Have you ever been embroiled in a controversy?

 Something like when you were a preteen, all legs and hands and greasy skin, and you are walking down the street from the convenience store, and you get seen smoking. You weren’t actually smoking. You were just pretending to smoke with those awful, floury tasting Popeye’s candy cigarettes. Candy cigarettes!

They were pretty cool, though, and it felt pretty badass to be smoking, for some reason. I could just say that advertising works. It does, but that’s not the reason that we wanted to smoke. We thought it was awesome, and we didn’t care why. Maybe we thought that the mean older kids that we saw smoking, and that we were scared of, looked cool, and we wanted to be like them. Maybe it was the parents that we were at the store buying cigarettes for that we were trying to emulate. Maybe I’m reading too much into it, and we were just young addicts that were already hung up on nicotine because people smoked everywhere, except in church, where I grew up.

 The controversy sprouted from the mouth of some busybody who told my dad that I had been seen at the convenience store buying cigarettes, and then walking down the street smoking them, not even trying to hide in shame like any good christian child should. I was never the good christian child I was supposed to be, and this kind of thing happened a lot. It took me a while to learn about repression, but hiding and shame came pretty easy. It’s a familiar story, preacher’s kids always try too hard. We have to, our options are limited from an early age, and we have to make face all the time, so masking is mandatory.

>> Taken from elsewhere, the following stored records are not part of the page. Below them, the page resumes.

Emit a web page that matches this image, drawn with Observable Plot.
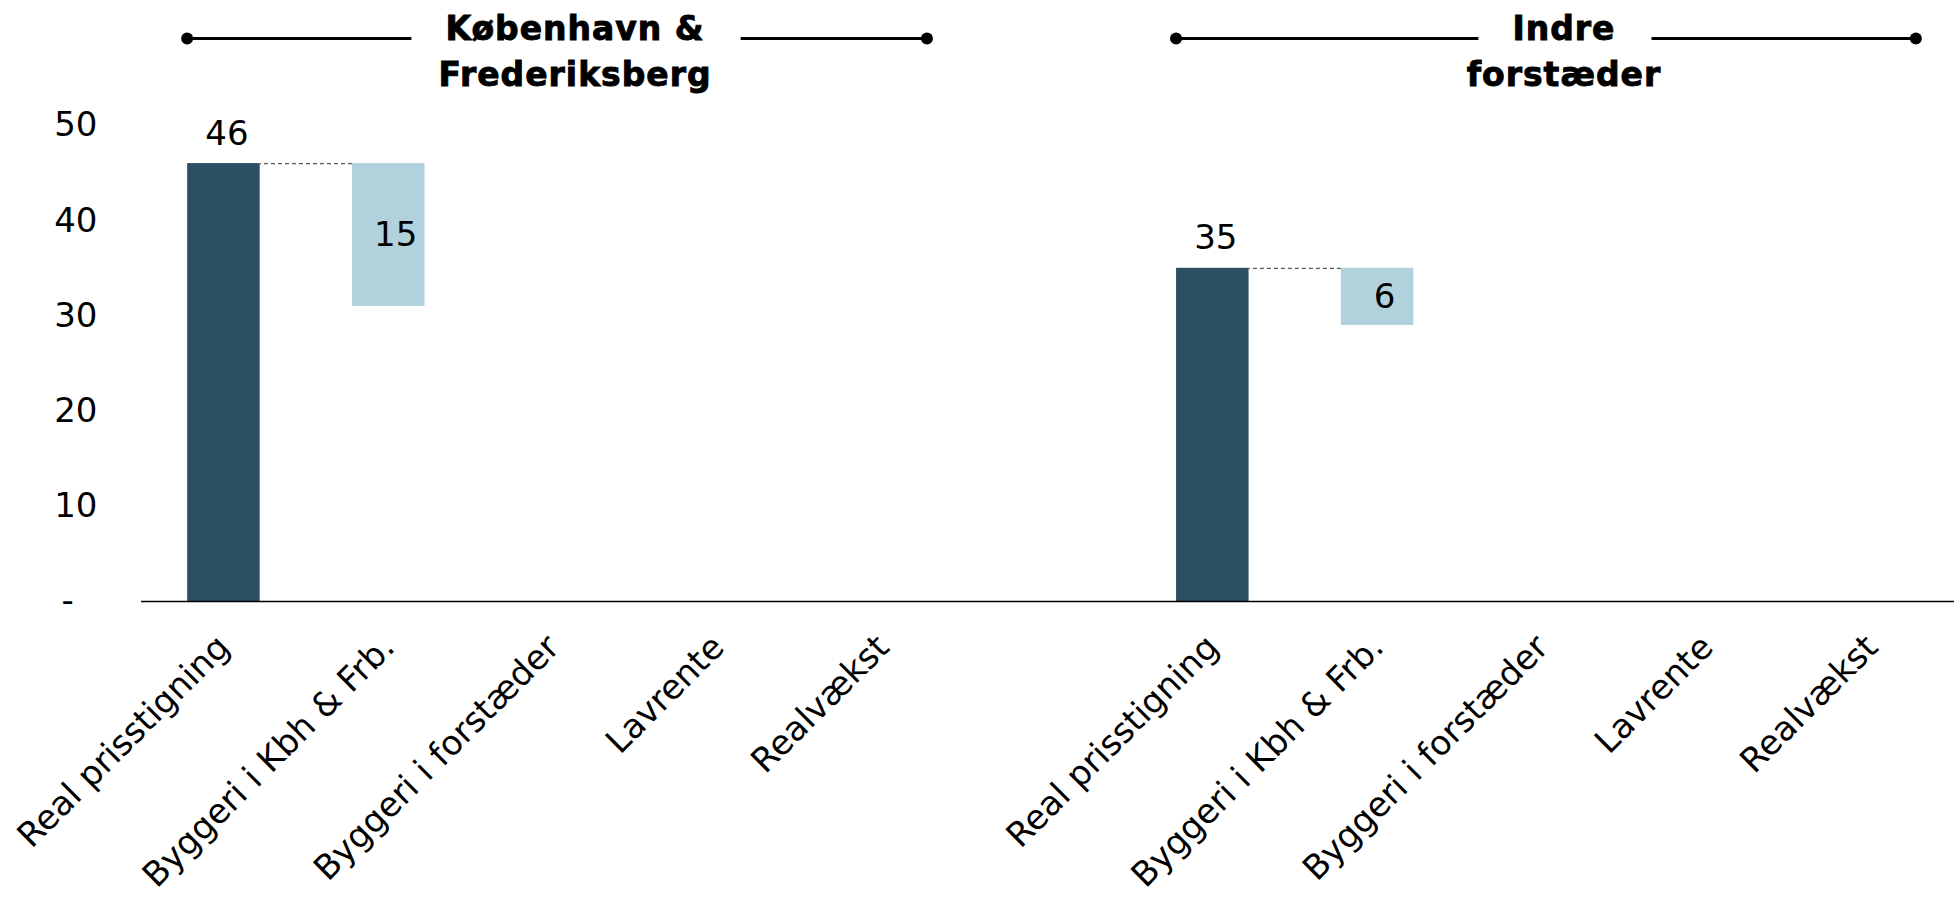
<!DOCTYPE html>
<html>
<head>
<meta charset="utf-8">
<script src="https://cdn.jsdelivr.net/npm/d3@7"></script>
<script src="https://cdn.jsdelivr.net/npm/@observablehq/plot@0.6"></script>
<style>
  html, body { margin: 0; padding: 0; background: #fff; }
  #chart svg { display: block; }
</style>
</head>
<body>
<div id="chart"></div>
<script>
// ---- Data ----
const groups = ["København &\nFrederiksberg", "Indre\nforstæder"];
const categories = ["Real prisstigning", "Byggeri i Kbh & Frb.", "Byggeri i forstæder", "Lavrente", "Realvækst"];
const kbhValues = [46, -15, null, null, null];
const indreValues = [35, -6, null, null, null];
const yTicks = [0, 10, 20, 30, 40, 50];

// ---- Build waterfall table ----
const DARK = "#2c4f64";
const LIGHT = "#b1d1dc";
const series = [kbhValues, indreValues];
const SPACER = "spacer";
const key = (gi, c) => `${gi}|${c}`;
const domain = [];
groups.forEach((g, gi) => {
  if (gi > 0) domain.push(SPACER + gi);
  categories.forEach(c => domain.push(key(gi, c)));
});

const rows = [];
const connectors = [];
series.forEach((vals, gi) => {
  let total = 0;
  let prev = null;
  vals.forEach((v, ci) => {
    if (v == null) return;
    const k = key(gi, categories[ci]);
    const isTotal = ci === 0;
    if (prev) connectors.push({from: prev, to: k, y: total});
    const y1 = isTotal ? 0 : total;
    const y2 = isTotal ? v : total + v;
    rows.push({key: k, y1, y2, type: isTotal ? "total" : "change", label: String(Math.abs(v))});
    total = isTotal ? v : total + v;
    prev = k;
  });
});

const FONT = "DejaVu Sans";

const chart = Plot.plot({
  width: 1954,
  height: 898,
  marginTop: 125,
  marginBottom: 297,
  marginLeft: 141,
  marginRight: 0,
  style: {fontFamily: FONT, fontSize: "34px", color: "#000", background: "#fff", overflow: "visible"},
  x: {domain, paddingInner: 0.56, paddingOuter: 0.28, round: false, label: null},
  y: {domain: [0, 50], label: null},
  color: {domain: ["total", "change"], range: [DARK, LIGHT]},
  marks: [
    Plot.barY(rows, {x: "key", y1: "y1", y2: "y2", fill: "type"}),
    Plot.ruleY(connectors, {y: "y", x1: "to", x2: "from", stroke: "#555", strokeWidth: 1.2, strokeDasharray: "4,3"}),
    Plot.text(rows.filter(d => d.type === "total"), {x: "key", y: "y2", text: "label", lineAnchor: "bottom", dy: -19, dx: 3, fontSize: 34, fill: "#000"}),
    Plot.text(rows.filter(d => d.type === "change"), {x: "key", y: d => (d.y1 + d.y2) / 2, text: "label", dx: 7, fontSize: 34, fill: "#000"}),
    Plot.ruleY([0], {stroke: "#000", strokeWidth: 1.5}),
    Plot.axisY({ticks: yTicks, tickSize: 0, tickPadding: 44, label: null, fontSize: 34,
      tickFormat: d => d === 0 ? "-\u2002\u2009" : String(d)}),
    Plot.axisX({tickRotate: -45, tickSize: 0, tickPadding: 40, label: null, fontSize: 34,
      tickFormat: d => d.startsWith(SPACER) ? "" : d.split("|")[1]})
  ]
});

document.getElementById("chart").append(chart);

// ---- Group headers (positioned with the plot's x scale) ----
const xs = chart.scale("x");
const svg = d3.select(chart);
const hg = svg.append("g").attr("class", "group-headers");
groups.forEach((g, gi) => {
  const left = xs.apply(key(gi, categories[0]));
  const right = xs.apply(key(gi, categories[categories.length - 1])) + xs.bandwidth + 8;
  const mid = xs.apply(key(gi, categories[2])) + xs.bandwidth / 2 + 22;
  const lineY = 38.5;
  const t = hg.append("text")
    .attr("text-anchor", "middle")
    .attr("font-family", FONT)
    .attr("font-weight", "bold")
    .attr("font-size", 33)
    .attr("letter-spacing", 1)
    .attr("fill", "#000")
    .attr("stroke", "#000")
    .attr("stroke-width", 0.9);
  const spans = g.split("\n").map((line, li) =>
    t.append("tspan").attr("x", mid).attr("y", 40 + li * 46).text(line));
  const bb = spans[0].node().getBBox();
  hg.append("line").attr("x1", left).attr("x2", bb.x - 34).attr("y1", lineY).attr("y2", lineY)
    .attr("stroke", "#000").attr("stroke-width", 3);
  hg.append("line").attr("x1", bb.x + bb.width + 36).attr("x2", right).attr("y1", lineY).attr("y2", lineY)
    .attr("stroke", "#000").attr("stroke-width", 3);
  hg.append("circle").attr("cx", left).attr("cy", lineY).attr("r", 6).attr("fill", "#000");
  hg.append("circle").attr("cx", right).attr("cy", lineY).attr("r", 6).attr("fill", "#000");
});
</script>
</body>
</html>
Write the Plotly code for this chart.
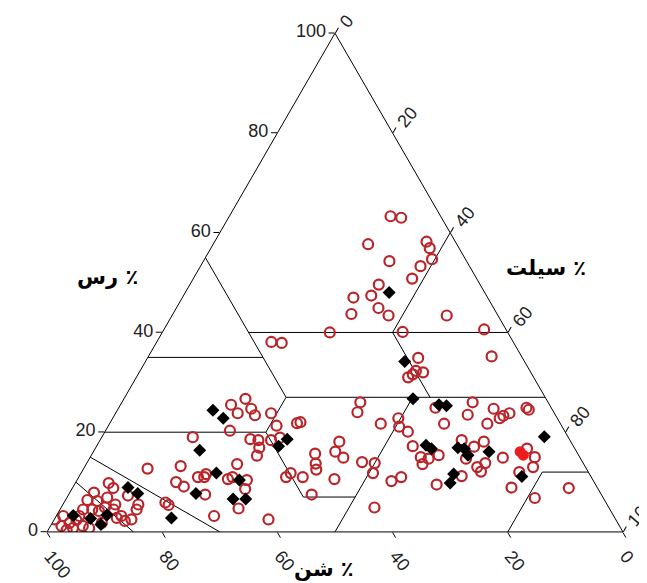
import plotly.graph_objects as go

# red open circles: clay %, sand % (silt = rest)
red_clay = [12.7, 9.8, 8.8, 7.9, 6.4, 6.2, 6.9, 5.5, 7.3, 5.5, 4.5, 2.5, 3.2, 1.2, 1.8, 0.8,
            1.2, 0.8, 3.2, 4.5, 4.5, 4.2, 4.9, 4.5, 3.2, 2.5, 2.8, 2.2, 0.4, 2.4, 1.8,
            5.9, 5.4, 19.0, 13.2, 10.0, 9.1, 11.0, 11.0, 11.6, 7.5, 3.2, 20.3, 25.5, 23.8,
            26.7, 24.7, 23.4, 23.8, 21.3, 21.8, 18.6, 18.4, 16.9, 15.3, 18.4, 18.9, 13.6,
            10.6, 11.0, 10.4, 8.6, 4.7, 2.5, 11.0, 11.8, 38.1, 37.9, 40.0,
            22.0, 26.0, 24.0, 21.7, 22.8, 21.1, 20.1, 17.2, 13.6, 18.1, 16.1, 14.9, 15.7,
            13.7, 12.5, 14.0, 13.8, 11.8, 10.6, 11.0, 10.2, 11.0, 7.5, 4.9, 31.0,
            63.3, 63.0, 57.7, 58.2, 56.9, 54.7, 54.3, 53.3, 50.8, 49.6, 47.4, 47.0, 43.7,
            44.9, 43.4, 43.4, 40.1, 40.6, 35.2, 34.9, 32.3, 32.0, 31.6,
            26.0, 24.9, 23.5, 24.7, 23.3, 23.8, 22.8, 24.9, 24.5, 21.7, 21.7, 15.0, 14.7,
            15.4, 18.4, 17.1, 18.1, 14.7, 13.0, 12.1, 13.8, 14.9, 11.2, 9.5, 16.7, 15.0,
            13.0, 12.0, 8.9, 6.8, 8.8]
red_sand = [76.2, 84.4, 84.1, 87.9, 89.8, 88.2, 86.1, 85.4, 82.3, 81.4, 82.2, 97.4, 95.6, 96.9, 95.2, 95.1,
            93.2, 92.3, 92.8, 91.5, 89.9, 88.9, 87.5, 86.2, 85.5, 84.1, 86.5, 85.4, 96.4, 93.7, 89.6,
            76.5, 76.2, 65.2, 70.2, 72.6, 71.7, 68.3, 67.2, 66.6, 68.8, 69.4, 58.1, 55.3, 55.0,
            52.2, 52.2, 52.2, 49.2, 49.5, 45.7, 55.4, 54.1, 54.7, 55.9, 51.9, 50.1, 60.2,
            63.3, 62.3, 60.1, 61.3, 64.4, 60.3, 53.0, 51.8, 42.0, 40.3, 30.9,
            45.0, 32.6, 34.1, 31.2, 27.6, 28.3, 27.3, 27.9, 28.0, 40.2, 41.9, 41.1, 45.6,
            46.5, 47.0, 38.3, 36.2, 37.5, 44.8, 50.1, 35.1, 33.0, 50.3, 40.7, 21.8,
            8.7, 7.0, 15.4, 5.0, 5.1, 5.8, 13.4, 8.5, 11.2, 17.6, 20.0, 23.3, 25.3,
            20.0, 19.0, 8.9, 18.2, 3.8, 5.2, 18.1, 19.8, 18.7, 20.7,
            13.1, 20.1, 15.2, 10.1, 9.1, 7.8, 10.0, 4.3, 4.1, 20.2, 12.7, 27.6, 26.4,
            24.3, 18.8, 17.3, 15.1, 19.9, 18.8, 18.6, 17.0, 13.4, 22.4, 27.6, 8.3, 7.8,
            9.1, 12.0, 14.9, 11.9, 5.0]

# black diamonds
black_clay = [3.3, 2.7, 1.5, 3.4, 8.9, 7.7, 2.8, 7.7, 16.4, 24.4, 22.8, 11.8, 10.4, 6.6, 6.6,
              17.2, 18.6, 48.0, 34.2, 26.7, 25.5, 25.3, 17.4, 16.7, 16.9, 16.7, 15.4, 16.1,
              11.6, 9.8, 19.1, 11.1]
black_sand = [93.8, 91.1, 89.9, 87.9, 81.5, 80.4, 77.0, 70.3, 65.3, 59.0, 58.0, 64.7, 61.4, 64.4, 62.2,
              51.2, 49.0, 16.6, 20.8, 23.1, 19.2, 18.0, 25.5, 24.9, 20.2, 19.2, 19.2, 15.2,
              23.6, 25.1, 4.1, 12.0]

# filled red circles
fill_clay = [16.1, 15.4]
fill_sand = [9.8, 9.6]

# USDA texture class boundaries: (clay, sand, silt) start -> end
class_lines = [
    ((55, 45, 0), (27, 45, 28)),
    ((35, 65, 0), (35, 45, 20)),
    ((40, 45, 15), (40, 0, 60)),
    ((40, 20, 40), (60, 0, 40)),
    ((40, 20, 40), (27, 20, 53)),
    ((27, 45, 28), (27, 0, 73)),
    ((20, 80, 0), (20, 52, 28)),
    ((20, 52, 28), (27, 45, 28)),
    ((20, 52, 28), (7, 52, 41)),
    ((7, 52, 41), (7, 43, 50)),
    ((0, 50, 50), (27, 23, 50)),
    ((0, 20, 80), (12, 8, 80)),
    ((12, 8, 80), (12, 0, 88)),
    ((15, 85, 0), (0, 70, 30)),
    ((10, 90, 0), (0, 85, 15)),
]

ticks = [0, 20, 40, 60, 80, 100]


def silt_of(clay, sand):
    return [100 - c - s for c, s in zip(clay, sand)]


la, lb, lc = [], [], []
for p, q in class_lines:
    la += [p[0], q[0], None]
    lb += [p[1], q[1], None]
    lc += [p[2], q[2], None]

fig = go.Figure()
fig.add_trace(go.Scatterternary(a=la, b=lb, c=lc, mode="lines",
                                line=dict(color="black", width=1), hoverinfo="skip"))
fig.add_trace(go.Scatterternary(a=red_clay, b=red_sand, c=silt_of(red_clay, red_sand),
                                mode="markers", hoverinfo="skip",
                                marker=dict(symbol="circle-open", size=10, color="#b8262b",
                                            line=dict(width=2.2))))
fig.add_trace(go.Scatterternary(a=fill_clay, b=fill_sand, c=silt_of(fill_clay, fill_sand),
                                mode="markers", hoverinfo="skip",
                                marker=dict(symbol="circle", size=11, color="#ee1c1c")))
fig.add_trace(go.Scatterternary(a=black_clay, b=black_sand, c=silt_of(black_clay, black_sand),
                                mode="markers", hoverinfo="skip",
                                marker=dict(symbol="diamond", size=10, color="black")))

tick_font = dict(family="Liberation Sans, Arial", size=18, color="#222")
axis_common = dict(tickmode="array", tickvals=ticks, ticks="outside", ticklen=6,
                   tickcolor="black", showgrid=False, showline=True, linecolor="black",
                   linewidth=1, tickfont=tick_font, title=dict(text=""))

title_font = dict(family="DejaVu Sans", size=21, color="black")

fig.update_layout(
    width=647, height=583,
    margin=dict(l=0, r=0, t=0, b=0),
    paper_bgcolor="white",
    showlegend=False,
    ternary=dict(
        sum=100,
        bgcolor="white",
        domain=dict(x=[0.0604, 0.9504], y=[0.101, 0.957]),
        aaxis=dict(axis_common, tickangle=0),
        baxis=dict(axis_common, tickangle=50),
        caxis=dict(axis_common, tickangle=-50),
    ),
    annotations=[
        dict(text="<b>رس ٪</b>", x=0.104, y=0.539, xref="paper", yref="paper",
             showarrow=False, font=title_font),
        dict(text="<b>سیلت ٪</b>", x=0.896, y=0.554, xref="paper", yref="paper",
             showarrow=False, font=title_font),
        dict(text="<b>شن ٪</b>", x=0.488, y=0.014, xref="paper", yref="paper",
             showarrow=False, font=title_font),
    ],
)

fig.write_html("out.html")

 I’ve been learning about the kid I used to be. I was a natural born introvert with ADHD. I guess I still am, but I didn’t realise this until I was 45 years old, so I was just a kid, hyperaware, highly trained in judgment, surrounded by people, all of who’s secrets he knew, who would tell on him, or just wonder aloud where the happy little 5 year old went, and isn’t that a shame, how you’ve gone all wrong.

 All wrong. You’re all wrong. What a thing to tell a child. After 40 years it still hurts me. It’s so ingrained in my being that I fear I may never be rid of it. But the fear is the thing, isn’t it? That’s why adults say those kinds of things, because they’re afraid that you won’t ask them how to be all right if they don’t, because they want to tell you what they know, but haven’t been able, or willing, to do. They want to explain how to make right choices, and why to stay away from wrong ones. They want to be a part of bright and new, but there are too many rules for them, like the one about talking down to a bright young child, and piling weight on him until learns to obey, or breaks, because you’re an elder, and thus wise, and wisdom is your weapon.

 I didn’t like to obey. I liked doing the right thing. I always thought it was weird that these old church people talked to me like I was a: stupid, and b: unfamiliar with their cult. I was the preacher’s kid, and anything but stupid. I required evidence to believe, and what I saw was a bunch of scared people following another scared person into trying to follow rules that they didn’t understand because they were blind and couldn’t put the rules in their proper places. I remember one elder repeatedly saying, “The bible says it, I believe it, and that settles it.”, like that was some vast and deep wisdom. The bible. The bible says a lot of things, I knew that because I spent thousands of hours listening to the stories, and memorizing the bible, and if you believe all those things, and don’t understand context, your cognitive dissonance will drive you insane, just like the god you created, the one with the inscrutable plan.

He didn’t believe much except that he had to try sound like an elder, but he wasn’t specced out for that, so he just sounded like a fool. To me. What he said was “Obey, I cannot. Obey. I will not”, which is great if you remove “Obey”, but obedience was what was important, as long as they didn’t have to do it. But I wanted to understand; I wanted to be a part of the group, the community that held all the people I had ever known, so I obeyed, sort of, and went all wrong.